[Material for this task]
— begin —

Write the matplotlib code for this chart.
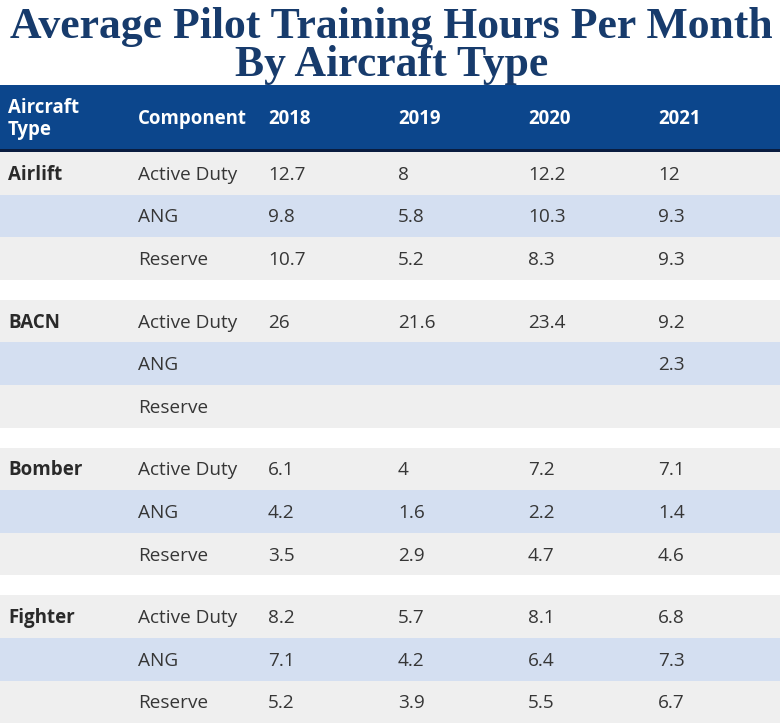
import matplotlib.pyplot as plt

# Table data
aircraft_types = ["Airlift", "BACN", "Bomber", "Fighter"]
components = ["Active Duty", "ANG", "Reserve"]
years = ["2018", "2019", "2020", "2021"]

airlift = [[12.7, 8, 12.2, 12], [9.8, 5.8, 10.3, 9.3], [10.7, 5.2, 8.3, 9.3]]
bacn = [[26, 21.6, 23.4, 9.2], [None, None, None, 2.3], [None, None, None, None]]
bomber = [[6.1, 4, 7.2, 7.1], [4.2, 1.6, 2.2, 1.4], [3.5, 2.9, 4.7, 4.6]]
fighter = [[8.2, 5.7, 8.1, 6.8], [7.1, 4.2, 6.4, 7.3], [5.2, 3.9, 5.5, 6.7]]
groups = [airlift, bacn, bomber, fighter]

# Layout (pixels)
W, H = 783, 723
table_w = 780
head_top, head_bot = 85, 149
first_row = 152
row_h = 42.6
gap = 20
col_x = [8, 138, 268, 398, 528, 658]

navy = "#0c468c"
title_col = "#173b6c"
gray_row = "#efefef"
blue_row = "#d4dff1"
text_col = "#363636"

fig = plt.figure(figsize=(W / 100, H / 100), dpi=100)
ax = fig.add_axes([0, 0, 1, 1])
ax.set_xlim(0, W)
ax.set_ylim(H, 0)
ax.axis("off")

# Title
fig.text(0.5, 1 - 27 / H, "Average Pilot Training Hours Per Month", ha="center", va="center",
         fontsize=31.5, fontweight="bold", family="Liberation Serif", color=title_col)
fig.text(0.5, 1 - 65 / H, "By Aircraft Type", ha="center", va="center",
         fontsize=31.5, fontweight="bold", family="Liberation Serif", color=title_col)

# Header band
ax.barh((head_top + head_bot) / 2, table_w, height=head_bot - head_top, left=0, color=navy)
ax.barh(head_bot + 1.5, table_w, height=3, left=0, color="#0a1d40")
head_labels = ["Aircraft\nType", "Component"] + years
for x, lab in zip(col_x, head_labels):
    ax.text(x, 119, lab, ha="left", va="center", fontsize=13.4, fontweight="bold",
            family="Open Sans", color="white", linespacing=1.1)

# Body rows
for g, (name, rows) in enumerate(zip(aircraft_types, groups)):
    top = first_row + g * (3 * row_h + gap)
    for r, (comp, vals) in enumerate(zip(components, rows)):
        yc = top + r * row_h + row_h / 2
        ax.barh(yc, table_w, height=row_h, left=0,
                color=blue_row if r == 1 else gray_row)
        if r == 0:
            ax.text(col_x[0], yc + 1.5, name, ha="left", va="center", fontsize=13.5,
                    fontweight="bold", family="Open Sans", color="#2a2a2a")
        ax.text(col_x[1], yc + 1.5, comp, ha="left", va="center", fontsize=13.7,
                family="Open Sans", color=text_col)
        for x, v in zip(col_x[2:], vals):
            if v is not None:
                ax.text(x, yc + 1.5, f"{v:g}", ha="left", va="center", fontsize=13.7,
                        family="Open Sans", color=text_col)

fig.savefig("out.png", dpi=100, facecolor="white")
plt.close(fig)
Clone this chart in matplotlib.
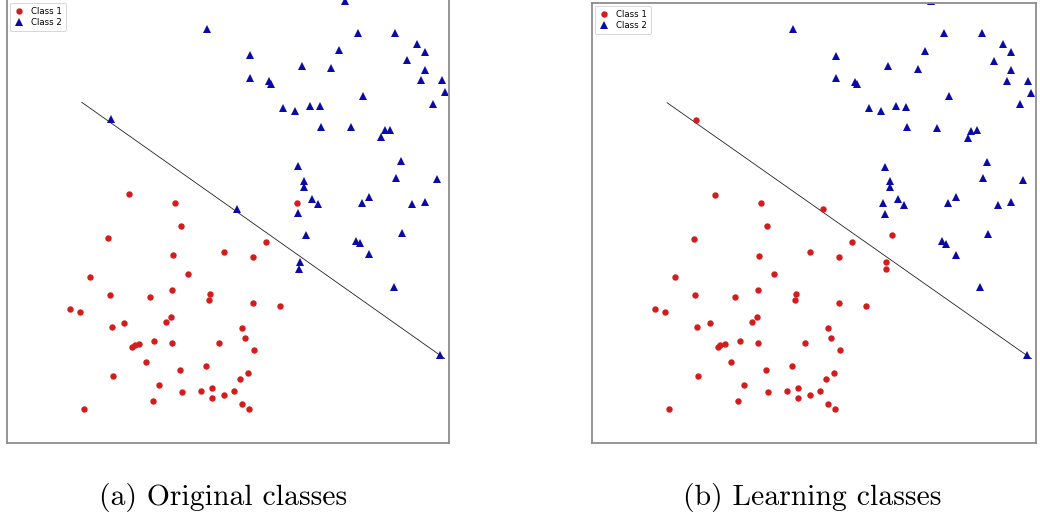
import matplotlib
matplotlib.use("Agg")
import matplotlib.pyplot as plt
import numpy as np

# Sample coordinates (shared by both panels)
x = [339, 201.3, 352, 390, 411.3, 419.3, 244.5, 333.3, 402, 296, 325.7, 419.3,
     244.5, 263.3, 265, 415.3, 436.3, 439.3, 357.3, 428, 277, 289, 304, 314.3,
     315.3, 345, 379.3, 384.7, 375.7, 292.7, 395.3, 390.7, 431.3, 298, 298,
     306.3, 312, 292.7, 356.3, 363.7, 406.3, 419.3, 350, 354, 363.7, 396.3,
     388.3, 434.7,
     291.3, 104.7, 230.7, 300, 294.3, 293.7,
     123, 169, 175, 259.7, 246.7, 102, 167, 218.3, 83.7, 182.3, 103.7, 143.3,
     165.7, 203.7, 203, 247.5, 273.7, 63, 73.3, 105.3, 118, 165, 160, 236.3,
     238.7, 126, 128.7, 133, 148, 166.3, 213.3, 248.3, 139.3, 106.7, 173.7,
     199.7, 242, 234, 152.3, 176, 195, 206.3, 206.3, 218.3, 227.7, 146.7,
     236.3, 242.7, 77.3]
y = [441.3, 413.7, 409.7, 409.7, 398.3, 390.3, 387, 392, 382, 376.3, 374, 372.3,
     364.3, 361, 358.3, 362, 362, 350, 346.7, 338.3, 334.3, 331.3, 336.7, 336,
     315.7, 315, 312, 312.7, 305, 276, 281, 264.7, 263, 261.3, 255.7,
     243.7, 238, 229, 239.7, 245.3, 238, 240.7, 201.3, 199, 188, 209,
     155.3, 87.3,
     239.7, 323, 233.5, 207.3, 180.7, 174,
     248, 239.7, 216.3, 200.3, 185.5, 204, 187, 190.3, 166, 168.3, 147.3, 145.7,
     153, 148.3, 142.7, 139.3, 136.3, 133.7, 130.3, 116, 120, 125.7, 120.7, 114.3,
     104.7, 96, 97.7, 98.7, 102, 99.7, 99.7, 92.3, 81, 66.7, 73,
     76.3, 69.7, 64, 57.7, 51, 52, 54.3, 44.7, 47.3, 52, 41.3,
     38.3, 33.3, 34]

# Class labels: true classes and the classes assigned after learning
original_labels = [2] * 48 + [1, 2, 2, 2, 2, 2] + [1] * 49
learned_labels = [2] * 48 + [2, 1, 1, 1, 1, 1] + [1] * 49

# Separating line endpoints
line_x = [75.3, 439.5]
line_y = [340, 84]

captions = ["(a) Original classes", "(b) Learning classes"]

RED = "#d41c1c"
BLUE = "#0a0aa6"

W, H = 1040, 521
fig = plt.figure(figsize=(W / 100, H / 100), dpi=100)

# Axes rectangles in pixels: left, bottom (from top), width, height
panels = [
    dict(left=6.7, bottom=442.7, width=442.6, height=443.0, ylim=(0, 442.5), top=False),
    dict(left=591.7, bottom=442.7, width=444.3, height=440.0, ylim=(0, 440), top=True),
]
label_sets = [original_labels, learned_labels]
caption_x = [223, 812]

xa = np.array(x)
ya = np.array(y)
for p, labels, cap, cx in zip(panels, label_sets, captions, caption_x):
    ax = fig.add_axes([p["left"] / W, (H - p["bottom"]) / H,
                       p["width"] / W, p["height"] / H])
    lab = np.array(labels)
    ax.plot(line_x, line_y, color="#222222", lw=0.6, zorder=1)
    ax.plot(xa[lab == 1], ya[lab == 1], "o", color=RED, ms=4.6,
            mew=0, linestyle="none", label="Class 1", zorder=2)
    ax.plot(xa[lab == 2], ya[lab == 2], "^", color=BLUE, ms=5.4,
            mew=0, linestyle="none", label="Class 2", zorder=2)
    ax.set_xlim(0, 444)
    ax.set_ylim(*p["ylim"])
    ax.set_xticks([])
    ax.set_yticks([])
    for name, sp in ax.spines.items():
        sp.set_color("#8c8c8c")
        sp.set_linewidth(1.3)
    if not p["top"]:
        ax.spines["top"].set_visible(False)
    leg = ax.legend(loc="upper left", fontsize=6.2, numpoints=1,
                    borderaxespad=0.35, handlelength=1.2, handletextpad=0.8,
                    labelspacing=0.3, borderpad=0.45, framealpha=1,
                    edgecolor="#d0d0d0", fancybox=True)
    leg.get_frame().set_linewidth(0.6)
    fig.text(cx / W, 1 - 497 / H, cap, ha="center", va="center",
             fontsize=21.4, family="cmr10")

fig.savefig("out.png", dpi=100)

— end —

From the listing above, restate verbatim the lines running from the one with "Clone this chart in matplotlib." through the one with "import numpy as np", inclusive, but not the pictures.

Clone this chart in matplotlib.
import matplotlib
matplotlib.use("Agg")
import matplotlib.pyplot as plt
import numpy as np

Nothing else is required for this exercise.